══ DATA ENTRIES ══

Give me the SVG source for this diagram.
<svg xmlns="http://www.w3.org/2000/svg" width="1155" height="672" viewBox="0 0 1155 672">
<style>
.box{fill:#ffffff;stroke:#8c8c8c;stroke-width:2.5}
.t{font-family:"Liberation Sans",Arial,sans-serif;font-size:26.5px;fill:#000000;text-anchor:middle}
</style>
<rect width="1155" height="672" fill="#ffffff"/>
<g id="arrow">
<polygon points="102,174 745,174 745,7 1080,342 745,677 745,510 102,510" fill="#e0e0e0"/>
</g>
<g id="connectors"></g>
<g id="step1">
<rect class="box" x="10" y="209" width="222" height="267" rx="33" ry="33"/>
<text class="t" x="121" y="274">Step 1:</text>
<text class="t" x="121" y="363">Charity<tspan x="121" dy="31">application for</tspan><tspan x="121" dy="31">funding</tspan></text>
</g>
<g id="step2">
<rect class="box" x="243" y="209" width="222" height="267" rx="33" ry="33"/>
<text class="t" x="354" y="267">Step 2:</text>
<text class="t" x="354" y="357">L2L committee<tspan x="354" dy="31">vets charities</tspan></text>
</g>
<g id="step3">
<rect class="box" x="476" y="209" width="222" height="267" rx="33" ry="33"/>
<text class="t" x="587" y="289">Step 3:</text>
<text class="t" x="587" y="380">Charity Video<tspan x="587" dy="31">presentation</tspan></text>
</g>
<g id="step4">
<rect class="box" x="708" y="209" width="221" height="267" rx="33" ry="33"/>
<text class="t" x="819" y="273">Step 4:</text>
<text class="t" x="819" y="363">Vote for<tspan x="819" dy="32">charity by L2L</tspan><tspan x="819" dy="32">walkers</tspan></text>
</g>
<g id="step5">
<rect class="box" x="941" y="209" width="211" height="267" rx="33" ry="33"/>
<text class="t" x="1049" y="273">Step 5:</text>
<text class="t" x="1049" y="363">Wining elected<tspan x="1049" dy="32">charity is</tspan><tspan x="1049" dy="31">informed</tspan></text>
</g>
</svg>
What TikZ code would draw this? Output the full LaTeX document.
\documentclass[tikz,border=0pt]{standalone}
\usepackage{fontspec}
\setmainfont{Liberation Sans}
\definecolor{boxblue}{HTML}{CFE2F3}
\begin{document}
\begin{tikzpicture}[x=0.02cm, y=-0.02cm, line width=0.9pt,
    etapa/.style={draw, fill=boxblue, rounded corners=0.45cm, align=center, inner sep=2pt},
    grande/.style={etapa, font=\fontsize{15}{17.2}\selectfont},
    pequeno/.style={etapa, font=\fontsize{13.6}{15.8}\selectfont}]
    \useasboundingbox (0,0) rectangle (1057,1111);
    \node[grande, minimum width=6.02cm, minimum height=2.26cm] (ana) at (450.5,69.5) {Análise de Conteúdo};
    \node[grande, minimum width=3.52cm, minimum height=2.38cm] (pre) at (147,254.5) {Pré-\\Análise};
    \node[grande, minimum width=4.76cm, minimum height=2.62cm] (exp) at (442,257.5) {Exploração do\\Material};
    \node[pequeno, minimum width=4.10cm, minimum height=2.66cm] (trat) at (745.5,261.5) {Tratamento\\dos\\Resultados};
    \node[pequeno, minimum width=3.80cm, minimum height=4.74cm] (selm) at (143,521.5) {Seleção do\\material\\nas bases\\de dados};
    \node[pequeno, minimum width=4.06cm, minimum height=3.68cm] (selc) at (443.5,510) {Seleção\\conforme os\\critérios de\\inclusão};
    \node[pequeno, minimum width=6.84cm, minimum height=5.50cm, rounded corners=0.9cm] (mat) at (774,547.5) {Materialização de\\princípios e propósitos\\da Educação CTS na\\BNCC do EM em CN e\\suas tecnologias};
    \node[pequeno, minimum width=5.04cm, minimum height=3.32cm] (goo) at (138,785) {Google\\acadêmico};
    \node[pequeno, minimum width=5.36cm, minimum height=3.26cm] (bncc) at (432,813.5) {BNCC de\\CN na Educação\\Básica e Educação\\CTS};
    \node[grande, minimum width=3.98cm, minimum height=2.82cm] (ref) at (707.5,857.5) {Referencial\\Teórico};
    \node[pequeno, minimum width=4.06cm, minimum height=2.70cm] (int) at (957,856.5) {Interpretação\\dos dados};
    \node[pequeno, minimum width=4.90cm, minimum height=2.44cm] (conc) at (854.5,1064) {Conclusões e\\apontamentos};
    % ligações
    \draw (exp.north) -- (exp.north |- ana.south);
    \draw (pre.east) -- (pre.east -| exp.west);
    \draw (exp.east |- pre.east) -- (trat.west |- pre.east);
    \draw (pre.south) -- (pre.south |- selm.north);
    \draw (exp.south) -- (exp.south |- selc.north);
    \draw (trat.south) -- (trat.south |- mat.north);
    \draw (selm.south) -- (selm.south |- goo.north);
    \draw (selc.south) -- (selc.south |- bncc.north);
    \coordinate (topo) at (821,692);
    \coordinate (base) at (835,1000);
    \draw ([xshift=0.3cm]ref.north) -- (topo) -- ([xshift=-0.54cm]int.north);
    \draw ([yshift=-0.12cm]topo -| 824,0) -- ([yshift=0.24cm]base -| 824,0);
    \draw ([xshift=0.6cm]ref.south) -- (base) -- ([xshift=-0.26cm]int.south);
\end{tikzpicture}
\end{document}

═══

■ THE EXERCISE: Reproduce the full listing exactly.

■ EXPECTED ANSWER:
Give me the SVG source for this diagram.
<svg xmlns="http://www.w3.org/2000/svg" width="1155" height="672" viewBox="0 0 1155 672">
<style>
.box{fill:#ffffff;stroke:#8c8c8c;stroke-width:2.5}
.t{font-family:"Liberation Sans",Arial,sans-serif;font-size:26.5px;fill:#000000;text-anchor:middle}
</style>
<rect width="1155" height="672" fill="#ffffff"/>
<g id="arrow">
<polygon points="102,174 745,174 745,7 1080,342 745,677 745,510 102,510" fill="#e0e0e0"/>
</g>
<g id="connectors"></g>
<g id="step1">
<rect class="box" x="10" y="209" width="222" height="267" rx="33" ry="33"/>
<text class="t" x="121" y="274">Step 1:</text>
<text class="t" x="121" y="363">Charity<tspan x="121" dy="31">application for</tspan><tspan x="121" dy="31">funding</tspan></text>
</g>
<g id="step2">
<rect class="box" x="243" y="209" width="222" height="267" rx="33" ry="33"/>
<text class="t" x="354" y="267">Step 2:</text>
<text class="t" x="354" y="357">L2L committee<tspan x="354" dy="31">vets charities</tspan></text>
</g>
<g id="step3">
<rect class="box" x="476" y="209" width="222" height="267" rx="33" ry="33"/>
<text class="t" x="587" y="289">Step 3:</text>
<text class="t" x="587" y="380">Charity Video<tspan x="587" dy="31">presentation</tspan></text>
</g>
<g id="step4">
<rect class="box" x="708" y="209" width="221" height="267" rx="33" ry="33"/>
<text class="t" x="819" y="273">Step 4:</text>
<text class="t" x="819" y="363">Vote for<tspan x="819" dy="32">charity by L2L</tspan><tspan x="819" dy="32">walkers</tspan></text>
</g>
<g id="step5">
<rect class="box" x="941" y="209" width="211" height="267" rx="33" ry="33"/>
<text class="t" x="1049" y="273">Step 5:</text>
<text class="t" x="1049" y="363">Wining elected<tspan x="1049" dy="32">charity is</tspan><tspan x="1049" dy="31">informed</tspan></text>
</g>
</svg>
What TikZ code would draw this? Output the full LaTeX document.
\documentclass[tikz,border=0pt]{standalone}
\usepackage{fontspec}
\setmainfont{Liberation Sans}
\definecolor{boxblue}{HTML}{CFE2F3}
\begin{document}
\begin{tikzpicture}[x=0.02cm, y=-0.02cm, line width=0.9pt,
    etapa/.style={draw, fill=boxblue, rounded corners=0.45cm, align=center, inner sep=2pt},
    grande/.style={etapa, font=\fontsize{15}{17.2}\selectfont},
    pequeno/.style={etapa, font=\fontsize{13.6}{15.8}\selectfont}]
    \useasboundingbox (0,0) rectangle (1057,1111);
    \node[grande, minimum width=6.02cm, minimum height=2.26cm] (ana) at (450.5,69.5) {Análise de Conteúdo};
    \node[grande, minimum width=3.52cm, minimum height=2.38cm] (pre) at (147,254.5) {Pré-\\Análise};
    \node[grande, minimum width=4.76cm, minimum height=2.62cm] (exp) at (442,257.5) {Exploração do\\Material};
    \node[pequeno, minimum width=4.10cm, minimum height=2.66cm] (trat) at (745.5,261.5) {Tratamento\\dos\\Resultados};
    \node[pequeno, minimum width=3.80cm, minimum height=4.74cm] (selm) at (143,521.5) {Seleção do\\material\\nas bases\\de dados};
    \node[pequeno, minimum width=4.06cm, minimum height=3.68cm] (selc) at (443.5,510) {Seleção\\conforme os\\critérios de\\inclusão};
    \node[pequeno, minimum width=6.84cm, minimum height=5.50cm, rounded corners=0.9cm] (mat) at (774,547.5) {Materialização de\\princípios e propósitos\\da Educação CTS na\\BNCC do EM em CN e\\suas tecnologias};
    \node[pequeno, minimum width=5.04cm, minimum height=3.32cm] (goo) at (138,785) {Google\\acadêmico};
    \node[pequeno, minimum width=5.36cm, minimum height=3.26cm] (bncc) at (432,813.5) {BNCC de\\CN na Educação\\Básica e Educação\\CTS};
    \node[grande, minimum width=3.98cm, minimum height=2.82cm] (ref) at (707.5,857.5) {Referencial\\Teórico};
    \node[pequeno, minimum width=4.06cm, minimum height=2.70cm] (int) at (957,856.5) {Interpretação\\dos dados};
    \node[pequeno, minimum width=4.90cm, minimum height=2.44cm] (conc) at (854.5,1064) {Conclusões e\\apontamentos};
    % ligações
    \draw (exp.north) -- (exp.north |- ana.south);
    \draw (pre.east) -- (pre.east -| exp.west);
    \draw (exp.east |- pre.east) -- (trat.west |- pre.east);
    \draw (pre.south) -- (pre.south |- selm.north);
    \draw (exp.south) -- (exp.south |- selc.north);
    \draw (trat.south) -- (trat.south |- mat.north);
    \draw (selm.south) -- (selm.south |- goo.north);
    \draw (selc.south) -- (selc.south |- bncc.north);
    \coordinate (topo) at (821,692);
    \coordinate (base) at (835,1000);
    \draw ([xshift=0.3cm]ref.north) -- (topo) -- ([xshift=-0.54cm]int.north);
    \draw ([yshift=-0.12cm]topo -| 824,0) -- ([yshift=0.24cm]base -| 824,0);
    \draw ([xshift=0.6cm]ref.south) -- (base) -- ([xshift=-0.26cm]int.south);
\end{tikzpicture}
\end{document}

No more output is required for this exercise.